One thing to note that `cic_paint` is not as accurate as `cic_paint_dx` in multi-device mode and therefor is not recommended.
Using relative painting in multi-device mode is just like in single device mode.\
You need to set the `particles` argument in `lpt` function from `jaxpm.pm` to `None` and set `paint_absolute_pos` to `False`
### Distributed PM
To run a distributed PM follow the examples in notebooks [03](03-MultiGPU_PM_Halo.ipynb) and [05](05-MultiHost_PM.ipynb) for multi-host.

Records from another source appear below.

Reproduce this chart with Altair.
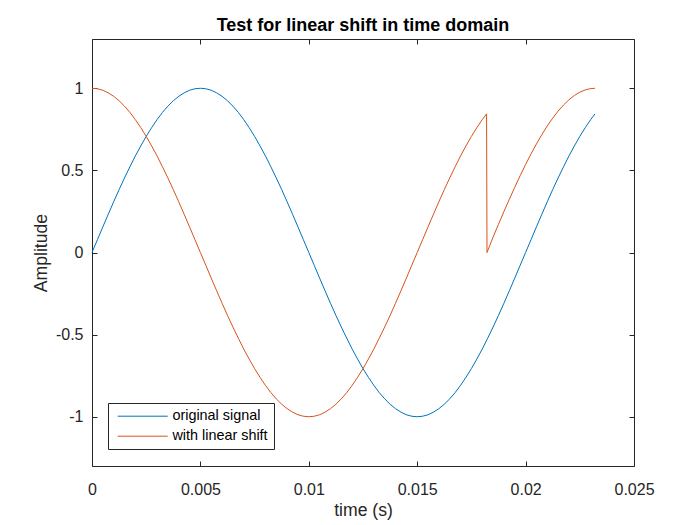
import altair as alt
import pandas as pd

FONT = "Liberation Sans"
INK = "#262626"

SERIES = ["original signal", "with linear shift"]
COLORS = ["#0072BD", "#D95319"]

X_TICKS = [0, 0.005, 0.01, 0.015, 0.02, 0.025]
Y_TICKS = [-1, -0.5, 0, 0.5, 1]

# sample times in milliseconds
T_GRID_MS = [0, 0.25, 0.5, 0.75, 1, 1.25, 1.5, 1.75, 2, 2.25, 2.5, 2.75,
             3, 3.25, 3.5, 3.75, 4, 4.25, 4.5, 4.75, 5, 5.25, 5.5, 5.75,
             6, 6.25, 6.5, 6.75, 7, 7.25, 7.5, 7.75, 8, 8.25, 8.5, 8.75,
             9, 9.25, 9.5, 9.75, 10, 10.25, 10.5, 10.75, 11, 11.25, 11.5, 11.75,
             12, 12.25, 12.5, 12.75, 13, 13.25, 13.5, 13.75, 14, 14.25, 14.5, 14.75,
             15, 15.25, 15.5, 15.75, 16, 16.25, 16.5, 16.75, 17, 17.25, 17.5, 17.75,
             18, 18.25, 18.5, 18.75, 19, 19.25, 19.5, 19.75, 20, 20.25, 20.5, 20.75,
             21, 21.25, 21.5, 21.75, 22, 22.25, 22.5, 22.75, 23]

ORIGINAL_T_MS = T_GRID_MS + [23.2]
ORIGINAL = [0, 0.078, 0.156, 0.233, 0.309, 0.383, 0.454, 0.522, 0.588, 0.649, 0.707,
            0.760, 0.809, 0.853, 0.891, 0.924, 0.951, 0.972, 0.988, 0.997, 1.0,
            0.997, 0.988, 0.972, 0.951, 0.924, 0.891, 0.853, 0.809, 0.760, 0.707,
            0.649, 0.588, 0.522, 0.454, 0.383, 0.309, 0.233, 0.156, 0.078, 0,
            -0.078, -0.156, -0.233, -0.309, -0.383, -0.454, -0.522, -0.588, -0.649, -0.707,
            -0.760, -0.809, -0.853, -0.891, -0.924, -0.951, -0.972, -0.988, -0.997, -1.0,
            -0.997, -0.988, -0.972, -0.951, -0.924, -0.891, -0.853, -0.809, -0.760, -0.707,
            -0.649, -0.588, -0.522, -0.454, -0.383, -0.309, -0.233, -0.156, -0.078, 0,
            0.078, 0.156, 0.233, 0.309, 0.383, 0.454, 0.522, 0.588, 0.649, 0.707,
            0.760, 0.809,
            0.844]

SHIFTED_T_MS = T_GRID_MS[:73] + [18.2, 18.22] + T_GRID_MS[74:] + [23.2]
SHIFTED = [1.0, 0.997, 0.988, 0.972, 0.951, 0.924, 0.891, 0.853, 0.809, 0.760, 0.707,
           0.649, 0.588, 0.522, 0.454, 0.383, 0.309, 0.233, 0.156, 0.078, 0,
           -0.078, -0.156, -0.233, -0.309, -0.383, -0.454, -0.522, -0.588, -0.649, -0.707,
           -0.760, -0.809, -0.853, -0.891, -0.924, -0.951, -0.972, -0.988, -0.997, -1.0,
           -0.997, -0.988, -0.972, -0.951, -0.924, -0.891, -0.853, -0.809, -0.760, -0.707,
           -0.649, -0.588, -0.522, -0.454, -0.383, -0.309, -0.233, -0.156, -0.078, 0,
           0.078, 0.156, 0.233, 0.309, 0.383, 0.454, 0.522, 0.588, 0.649, 0.707,
           0.760, 0.809,
           0.844, 0,
           0.094, 0.172, 0.249, 0.324, 0.397, 0.468, 0.536, 0.600, 0.661, 0.718,
           0.771, 0.818, 0.861, 0.898, 0.930, 0.956, 0.976, 0.990, 0.998,
           1.0]

df = pd.concat([
    pd.DataFrame({"t": [v / 1000 for v in ORIGINAL_T_MS], "v": ORIGINAL, "series": SERIES[0]}),
    pd.DataFrame({"t": [v / 1000 for v in SHIFTED_T_MS], "v": SHIFTED, "series": SERIES[1]}),
], ignore_index=True)
df["idx"] = range(len(df))

xscale = alt.Scale(domain=[0, 0.025], nice=False, zero=False)
yscale = alt.Scale(domain=[-1.3, 1.3], nice=False, zero=False)

common_axis = dict(domain=False, grid=False, ticks=True, tickSize=5, tickWidth=1,
                   tickColor=INK, offset=-5, labelFlush=False, labelOverlap=False)

lines = alt.Chart(df).mark_line(strokeWidth=1).encode(
    x=alt.X("t:Q", scale=xscale, axis=alt.Axis(
        orient="bottom", values=X_TICKS, labelExpr="'' + datum.value",
        labelPadding=15, labelFont=FONT, labelFontSize=16, labelColor=INK,
        title="time (s)", titleFont=FONT, titleFontSize=17.6, titleFontWeight="normal",
        titleColor=INK, titleBaseline="alphabetic", titleY=54, **common_axis)),
    y=alt.Y("v:Q", scale=yscale, axis=alt.Axis(
        orient="left", values=Y_TICKS, labelExpr="'' + datum.value",
        labelPadding=9, labelFont=FONT, labelFontSize=16, labelColor=INK,
        title="Amplitude", titleFont=FONT, titleFontSize=17.6, titleFontWeight="normal",
        titleColor=INK, titleBaseline="alphabetic", titleX=-51, **common_axis)),
    color=alt.Color("series:N", scale=alt.Scale(domain=SERIES, range=COLORS),
                    legend=alt.Legend(
                        title=None, orient="none", legendX=16, legendY=364,
                        symbolType="M-3,0H17", symbolSize=25, symbolStrokeWidth=1,
                        symbolFillColor="transparent",
                        labelFont=FONT, labelFontSize=14.4, labelColor="black",
                        padding=6, symbolOffset=4, labelOffset=40,
                        strokeColor=INK, fillColor="white", cornerRadius=0,
                        rowPadding=5)),
    order=alt.Order("idx:Q"),
)

frame_ticks = alt.Chart(df).mark_line(opacity=0).encode(
    x=alt.X("t:Q", scale=xscale, axis=alt.Axis(
        orient="top", values=X_TICKS, labels=False, title=None, **common_axis)),
    y=alt.Y("v:Q", scale=yscale, axis=alt.Axis(
        orient="right", values=Y_TICKS, labels=False, title=None, **common_axis)),
    detail="series:N",
)

chart = alt.layer(lines, frame_ticks).resolve_axis(
    x="independent", y="independent"
).properties(
    width=542, height=427,
    autosize="none",
    padding={"left": 92, "top": 39, "right": 66, "bottom": 59},
    background="white",
    title=alt.TitleParams("Test for linear shift in time domain", font=FONT,
                          fontSize=18, fontWeight="bold", color="black",
                          baseline="alphabetic", offset=-10, frame="group",
                          anchor="middle"),
).configure_view(stroke=INK, strokeWidth=1)

chart.save("out.html", embed_options={"renderer": "svg", "actions": False})
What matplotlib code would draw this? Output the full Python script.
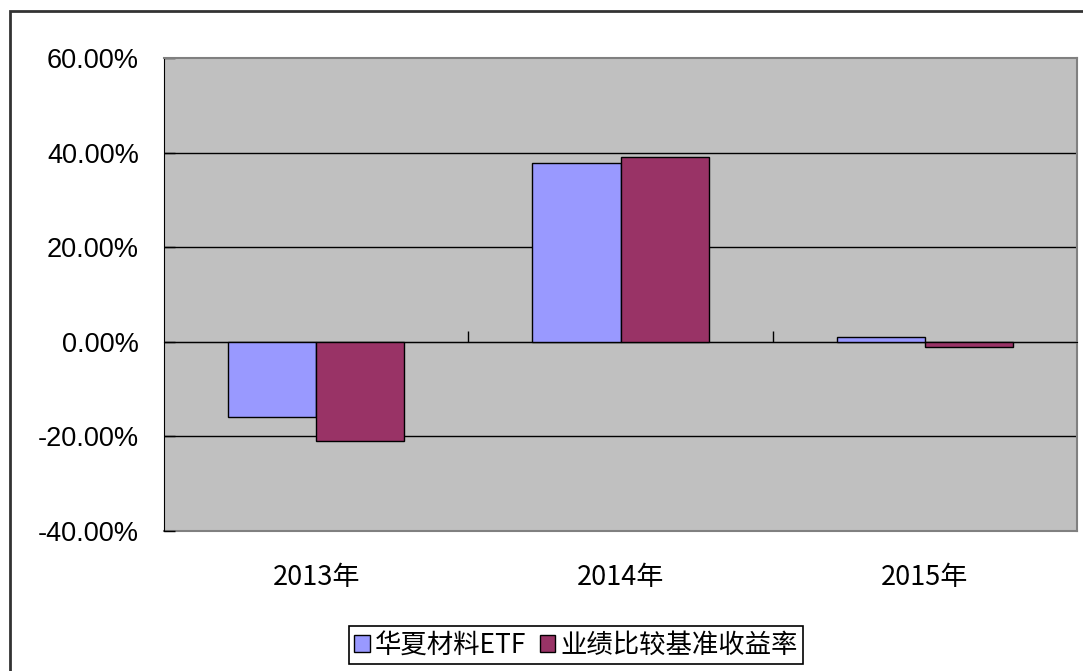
import matplotlib
matplotlib.use('Agg')
import matplotlib.pyplot as plt
import numpy as np
from matplotlib.patches import Rectangle

plt.rcParams['font.family'] = ['Noto Sans CJK SC', 'DejaVu Sans']

# data (percent)
years = ['2013年', '2014年', '2015年']
fund = [-15.9, 37.8, 1.1]
bench = [-20.9, 39.0, -1.2]
series_names = ['华夏材料ETF', '业绩比较基准收益率']
yticks = [-40, -20, 0, 20, 40, 60]

fig = plt.figure(figsize=(10.83, 6.71), dpi=100)
ax = fig.add_axes([164 / 1083, 1 - 531 / 671, (1077 - 164) / 1083, (531 - 58) / 671])
ax.set_facecolor('#C0C0C0')

x = np.arange(len(years))
w = 0.29
b1 = ax.bar(x - w / 2, fund, w, color='#9999FF', edgecolor='black', linewidth=1, zorder=3,
            label=series_names[0])
b2 = ax.bar(x + w / 2, bench, w, color='#993366', edgecolor='black', linewidth=1, zorder=3,
            label=series_names[1])

ax.set_xlim(-0.5, len(years) - 0.5)
ax.set_ylim(yticks[0], yticks[-1])
ax.set_yticks(yticks)
ax.set_yticklabels(['%.2f%%' % v for v in yticks], family='Liberation Sans', fontsize=19.5)
ax.tick_params(axis='y', direction='in', length=8, width=1, pad=18, color='black')
for v in yticks[1:-1]:
    ax.axhline(v, color='black', linewidth=1, zorder=1)

# category axis sits on the zero line, tick marks between groups
ax.spines['bottom'].set_position(('data', 0))
ax.spines['bottom'].set_color('black')
ax.set_xticks(x)
ax.set_xticklabels([])
ax.tick_params(axis='x', which='major', length=0)
ax.set_xticks(x[:-1] + 0.5, minor=True)
ax.tick_params(axis='x', which='minor', direction='in', length=8, width=1, color='black')

ax.spines['left'].set_color('black')
ax.spines['top'].set_color('#808080')
ax.spines['right'].set_color('#808080')
ax.spines['top'].set_linewidth(1.5)
ax.spines['right'].set_linewidth(1.5)

sec = ax.secondary_xaxis('bottom')
sec.set_xticks(x)
sec.set_xticklabels(years, fontsize=19.5)
sec.tick_params(length=0, pad=24)
sec.spines['bottom'].set_color('#808080')
sec.spines['bottom'].set_linewidth(1.5)

leg = fig.legend(handles=[b1, b2], loc='center', bbox_to_anchor=(576 / 1083, 1 - 645 / 671),
                 ncol=2, fontsize=19, frameon=True, fancybox=False, framealpha=1,
                 edgecolor='black', handlelength=0.6, handleheight=0.6, handletextpad=0.2,
                 columnspacing=0.5, borderpad=0.2, borderaxespad=0)
leg.get_frame().set_linewidth(1.2)

# outer chart frame (right/bottom edges fall outside the image)
fig.add_artist(Rectangle((9.5 / 1083, -0.1), 1.2, 1.1 - 11 / 671, transform=fig.transFigure,
                         fill=False, edgecolor='#333333', linewidth=2))

fig.savefig('out.png', dpi=100, facecolor='white')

In short you need to set the arguments `sharding` and `halo_size` in `lpt` , `linear_field` the `make_ode` functions and `pm_forces` if you use it.
Missmatching the shardings will give you errors and unexpected results.
You can also use `normal_field` and `uniform_particles` from `jaxpm.pm.distributed` to create the fields and particles with a sharding.
### Choosing the right pdims
pdims are processor dimensions.\
Explained more in the jaxdecomp paper [here](https://github.com/DifferentiableUniverseInitiative/jaxDecomp).
For 8 devices there are three decompositions that are possible:
- (1 , 8)
- (2 , 4) , (4 , 2)
- (8 , 1)
(1 , X) should be the fastest (2 , X) or (X , 2) is more accurate but slightly slower.\
and (X , 1) is giving the least accurate results for some reason so it is not recommended.